To do it, I used click which is useful package for making CLI tool.
This is an example to use the code.
$ gh repo clone iwatobipen/rdsss $ cd rdsss $ pip install -e .
After installing the package, three commands will be available.
1. make_rdssslib command makes sslib from sdf.gz
2. update_rdssslib which updates sslib with new sdf.gz
3. run_rdsss which run SSS with given smarts query.
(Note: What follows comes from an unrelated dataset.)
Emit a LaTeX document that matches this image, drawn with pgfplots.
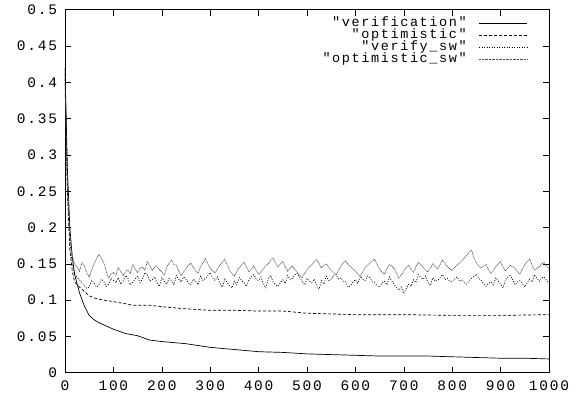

The example is shown below.
# make ssslib from sdf.gz $ make_rdssslib cdk2.sdf.gz cdk2.sslib.pkl # search with ssslib from CLI $ run_rdsss 'c1ccccc1' cdk2.sslib.pkl
After running the run_rdsss, hits.csv file will be generated.
$ cat hits.csv Cn1cnc2c(NCc3ccccc3)nc(NCCO)nc21,ZINC01641925 CC[C@H](CO)Nc1nc(NCc2ccccc2)c2ncn(C(C)C)c2n1,ZINC01649340 COc1ccc(CNc2nc(N(CCO)CCO)nc3c2ncn3C(C)C)cc1,ZINC01487345 COc1ccc2c(c1)/C(=C/c1cnc[nH]1)C(=O)N2,ZINC03814467 COc1cc[nH]c1/C=C1\C(=O)Nc2ccc([N+](=O)[O-])cc21,ZINC03814470 COc1cc(-c2ccc[nH]2)c2c3c(ccc(F)c13)NC2=O,ZINC00003491 [NH3+]CCSc1cc(-c2ccc[nH]2)c2c3c(ccc(F)c13)NC2=O,ZINC03814473 NC(=O)Nc1cccc2c1C(=O)c1c-2n[nH]c1-c1cccs1,ZINC03814477
The csv file contains hit smiles and _Name props.
All process can do from CLI with the code. But to handle learge sslib. I think user should run sss on interprinter. Because IO of SSLIB will take bottle neck of the code.
This code is stil underl development. Any advice or suggestion will be greatly appreciated.